- **Data**

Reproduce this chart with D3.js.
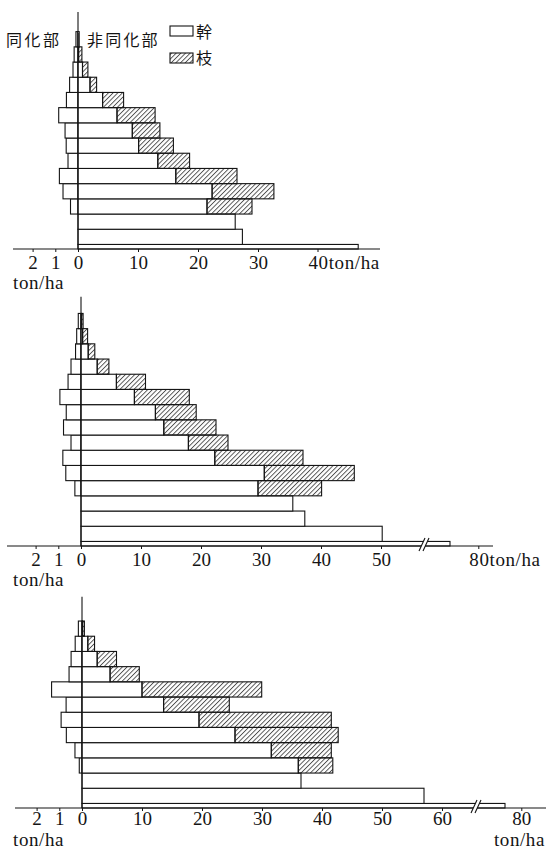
<!DOCTYPE html>
<html>
<head>
<meta charset="utf-8">
<script src="https://cdn.jsdelivr.net/npm/d3@7"></script>
<style>
  html, body { margin: 0; padding: 0; background: #fff; }
  svg { display: block; }
</style>
</head>
<body>
<svg id="chart" width="546" height="850"></svg>
<script>
// ---- Layer boundaries (height above ground, m) ----
const boundsA = [0, 0.3, 1.3, 2.3, 3.3, 4.3, 5.3, 6.3, 7.3, 8.3, 9.3, 10.3, 11.3, 12.3, 13.3, 14.3];
const boundsB = [0, 0.3, 1.3, 2.3, 3.3, 4.3, 5.3, 6.3, 7.3, 8.3, 9.3, 10.3, 11.3, 12.3, 13.3, 14.3, 15.3];
const boundsC = [0, 0.3, 1.3, 2.3, 3.3, 4.3, 5.3, 6.3, 7.3, 8.3, 9.3, 10.3, 11.3, 12.3];

// ---- Dry weight per layer, ton/ha (lowest layer first) ----
// stand A
const leafA   = [0, 0, 0, 0.33, 0.66, 0.82, 0.44, 0.52, 0.57, 0.85, 0.51, 0.37, 0.22, 0.17, 0.09];
const stemA   = [46.7, 27.4, 26.2, 21.5, 22.35, 16.3, 13.3, 10.1, 9.05, 6.5, 4.1, 2.0, 0.75, 0.1, 0.2];
const branchA = [0, 0, 0, 7.5, 10.3, 10.2, 5.3, 5.8, 4.6, 6.35, 3.5, 1.1, 0.9, 0.55, 0];
// stand B
const leafB   = [0, 0, 0, 0, 0.27, 0.67, 0.8, 0.44, 0.77, 0.65, 0.93, 0.57, 0.44, 0.24, 0.19, 0.12];
const stemB   = [75.2, 50.2, 37.3, 35.3, 29.5, 30.55, 22.3, 17.9, 13.8, 12.4, 8.9, 5.9, 2.7, 1.2, 0.27, 0.1];
const branchB = [0, 0, 0, 0, 10.6, 15.0, 14.7, 6.6, 8.7, 6.8, 9.15, 4.85, 1.95, 1.1, 0.83, 0.25];
// stand C
const leafC   = [0, 0, 0, 0.12, 0.31, 0.69, 0.92, 0.7, 1.34, 0.57, 0.48, 0.3, 0.16];
const stemC   = [77.2, 57.0, 36.5, 36.05, 31.55, 25.5, 19.5, 13.6, 10.0, 4.68, 2.53, 0.97, 0.1];
const branchC = [0, 0, 0, 5.75, 10.0, 17.2, 22.05, 10.95, 19.95, 4.87, 3.22, 1.12, 0.3];

// ---- Axis ticks (ton/ha) ----
const leafTicks = [1, 2];
const ticksA = [0, 10, 20, 30];
const ticksB = [0, 10, 20, 30, 40, 50];
const ticksC = [0, 10, 20, 30, 40, 50, 60];
// scale breaks [last value before gap, first value after gap]
const breakB = [57, 70.7];
const breakC = [65.5, 72.2];
// height reached by the vertical axis line, m
const stemLineTop = [15.6, 16.4, 13.9];

// ---- Layout ----
const PX_PER_M = 15.2;     // vertical
const PX_PER_T = 6.0;      // right side (non-assimilating)
const PX_PER_LEAF = 22.7;  // left side (assimilating)
const INK = "#141414";
const SERIF = "'Liberation Serif','DejaVu Serif',serif";
const CJK = "'Noto Sans CJK JP','Noto Sans CJK SC',sans-serif";
const NUM_SIZE = 19;

const panels = [
  { bounds: boundsA, leaf: leafA, stem: stemA, branch: branchA, ticks: ticksA, brk: null,
    top: stemLineTop[0], baseY: 249, zeroX: 78, lineL: 13, lineR: 380, endTick: 40,
    endStyle: "inline", numDy: 19.5, unitDy: 40 },
  { bounds: boundsB, leaf: leafB, stem: stemB, branch: branchB, ticks: ticksB, brk: breakB,
    top: stemLineTop[1], baseY: 546, zeroX: 81, lineL: 7, lineR: 493, endTick: 80,
    endStyle: "inline", numDy: 19.5, unitDy: 40 },
  { bounds: boundsC, leaf: leafC, stem: stemC, branch: branchC, ticks: ticksC, brk: breakC,
    top: stemLineTop[2], baseY: 808, zeroX: 82, lineL: 15, lineR: 546, endTick: 80,
    endStyle: "below", numDy: 16.5, unitDy: 37.7 }
];

const svg = d3.select("#chart");
svg.append("rect").attr("width", 546).attr("height", 850).attr("fill", "#fff");

const defs = svg.append("defs");
defs.append("pattern")
  .attr("id", "hatch")
  .attr("patternUnits", "userSpaceOnUse")
  .attr("width", 3.3).attr("height", 3.3)
  .attr("patternTransform", "rotate(45)")
  .append("line")
  .attr("x1", 0.5).attr("y1", 0).attr("x2", 0.5).attr("y2", 3.3)
  .attr("stroke", "#333").attr("stroke-width", 0.8);

panels.forEach(p => {
  const g = svg.append("g");

  const y = d3.scaleLinear().domain([0, 1]).range([p.baseY, p.baseY - PX_PER_M]);

  let xR;
  if (p.brk) {
    const xb = p.zeroX + PX_PER_T * p.brk[0];
    xR = d3.scaleLinear()
      .domain([0, p.brk[0], p.brk[1], p.brk[1] + 20])
      .range([p.zeroX, xb, xb, xb + PX_PER_T * 20]);
  } else {
    xR = d3.scaleLinear().domain([0, 1]).range([p.zeroX, p.zeroX + PX_PER_T]);
  }
  const xL = d3.scaleLinear().domain([0, 1]).range([p.zeroX, p.zeroX - PX_PER_LEAF]);

  const layers = p.stem.map((s, i) => ({
    lo: p.bounds[i], hi: p.bounds[i + 1],
    leaf: p.leaf[i], stem: s, branch: p.branch[i]
  }));

  // assimilating part (left)
  g.selectAll("rect.leaf").data(layers.filter(d => d.leaf > 0)).join("rect")
    .attr("class", "leaf")
    .attr("x", d => xL(d.leaf))
    .attr("y", d => y(d.hi))
    .attr("width", d => xL(0) - xL(d.leaf))
    .attr("height", d => y(d.lo) - y(d.hi))
    .attr("fill", "#fff").attr("stroke", INK).attr("stroke-width", 1.1);

  // stems (white)
  g.selectAll("rect.stem").data(layers).join("rect")
    .attr("class", "stem")
    .attr("x", xR(0))
    .attr("y", d => y(d.hi))
    .attr("width", d => xR(d.stem) - xR(0))
    .attr("height", d => y(d.lo) - y(d.hi))
    .attr("fill", "#fff").attr("stroke", INK).attr("stroke-width", 1.1);

  // branches (hatched)
  g.selectAll("rect.branch").data(layers.filter(d => d.branch > 0)).join("rect")
    .attr("class", "branch")
    .attr("x", d => xR(d.stem))
    .attr("y", d => y(d.hi))
    .attr("width", d => xR(d.stem + d.branch) - xR(d.stem))
    .attr("height", d => y(d.lo) - y(d.hi))
    .attr("fill", "url(#hatch)").attr("stroke", INK).attr("stroke-width", 1.1);

  // vertical zero line
  g.append("line")
    .attr("x1", xR(0)).attr("x2", xR(0))
    .attr("y1", y(0)).attr("y2", y(p.top))
    .attr("stroke", INK).attr("stroke-width", 1.1);

  // horizontal baseline
  g.append("line")
    .attr("x1", p.lineL).attr("x2", p.lineR)
    .attr("y1", p.baseY).attr("y2", p.baseY)
    .attr("stroke", INK).attr("stroke-width", 1.2);

  // tick marks + numbers
  const styleAxis = sel => {
    sel.attr("font-family", SERIF).attr("font-size", NUM_SIZE).attr("color", INK);
    sel.select(".domain").remove();
    sel.selectAll(".tick line").attr("stroke-width", 1);
    sel.selectAll(".tick text").attr("dy", null).attr("y", p.numDy);
  };
  g.append("g").attr("transform", `translate(0,${p.baseY})`)
    .call(d3.axisBottom(xR).tickValues(p.ticks).tickSize(3).tickFormat(d3.format("d")))
    .call(styleAxis);
  g.append("g").attr("transform", `translate(0,${p.baseY})`)
    .call(d3.axisBottom(xL).tickValues(leafTicks).tickSize(3).tickFormat(d3.format("d")))
    .call(styleAxis);

  // end-of-scale label
  const endX = xR(p.endTick);
  const numY = p.baseY + p.numDy;
  g.append("line").attr("x1", endX).attr("x2", endX)
    .attr("y1", p.baseY).attr("y2", p.baseY + 3).attr("stroke", INK);
  if (p.endStyle === "inline") {
    g.append("text")
      .attr("x", endX - NUM_SIZE / 2).attr("y", numY)
      .attr("font-family", SERIF).attr("font-size", NUM_SIZE).attr("fill", INK)
      .attr("letter-spacing", 0.6)
      .text(`${p.endTick}ton/ha`);
  } else {
    g.append("text")
      .attr("x", endX).attr("y", numY).attr("text-anchor", "middle")
      .attr("font-family", SERIF).attr("font-size", NUM_SIZE).attr("fill", INK)
      .text(p.endTick);
    g.append("text")
      .attr("x", 545).attr("y", p.baseY + p.unitDy).attr("text-anchor", "end")
      .attr("font-family", SERIF).attr("font-size", NUM_SIZE).attr("fill", INK)
      .attr("letter-spacing", 0.6)
      .text("ton/ha");
  }

  // unit for the assimilating side
  g.append("text")
    .attr("x", 13).attr("y", p.baseY + p.unitDy)
    .attr("font-family", SERIF).attr("font-size", NUM_SIZE).attr("fill", INK)
    .attr("letter-spacing", 0.6)
    .text("ton/ha");

  // scale break marks
  if (p.brk) {
    const bx = xR(p.brk[0]);
    const by = p.baseY - 1;
    g.append("polygon")
      .attr("points", `${bx - 4},${by + 6} ${bx + 0},${by + 6} ${bx + 6},${by - 7} ${bx + 2},${by - 7}`)
      .attr("fill", "#fff");
    [[-4, 2], [0, 6]].forEach(([a, b]) => {
      g.append("line")
        .attr("x1", bx + a).attr("y1", by + 6)
        .attr("x2", bx + b).attr("y2", by - 7)
        .attr("stroke", INK).attr("stroke-width", 1.1);
    });
  }
});

// headings and legend
const head = svg.append("g").attr("font-family", CJK).attr("font-size", 16).attr("fill", INK);
head.append("text").attr("x", 6).attr("y", 46).attr("letter-spacing", 2.5).text("同化部");
head.append("text").attr("x", 87).attr("y", 46).attr("letter-spacing", 2.2).text("非同化部");

const legendItems = [{ label: "幹", fill: "#fff" }, { label: "枝", fill: "url(#hatch)" }];
const lg = svg.append("g");
lg.selectAll("rect").data(legendItems).join("rect")
  .attr("x", 170).attr("y", (d, i) => 26 + i * 27)
  .attr("width", 23).attr("height", 10)
  .attr("fill", d => d.fill).attr("stroke", INK).attr("stroke-width", 1.1);
lg.selectAll("text").data(legendItems).join("text")
  .attr("x", 196).attr("y", (d, i) => 38 + i * 26)
  .attr("font-family", CJK).attr("font-size", 16).attr("fill", INK)
  .text(d => d.label);
</script>
</body>
</html>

- **Task instructions**
Extract, word for word, each line from the top of the data down to and including the line with "10.3, 11.3, 12.3];"; skip the pictures.

- **Written answer**
Reproduce this chart with D3.js.
<!DOCTYPE html>
<html>
<head>
<meta charset="utf-8">
<script src="https://cdn.jsdelivr.net/npm/d3@7"></script>
<style>
  html, body { margin: 0; padding: 0; background: #fff; }
  svg { display: block; }
</style>
</head>
<body>
<svg id="chart" width="546" height="850"></svg>
<script>
// ---- Layer boundaries (height above ground, m) ----
const boundsA = [0, 0.3, 1.3, 2.3, 3.3, 4.3, 5.3, 6.3, 7.3, 8.3, 9.3, 10.3, 11.3, 12.3, 13.3, 14.3];
const boundsB = [0, 0.3, 1.3, 2.3, 3.3, 4.3, 5.3, 6.3, 7.3, 8.3, 9.3, 10.3, 11.3, 12.3, 13.3, 14.3, 15.3];
const boundsC = [0, 0.3, 1.3, 2.3, 3.3, 4.3, 5.3, 6.3, 7.3, 8.3, 9.3, 10.3, 11.3, 12.3];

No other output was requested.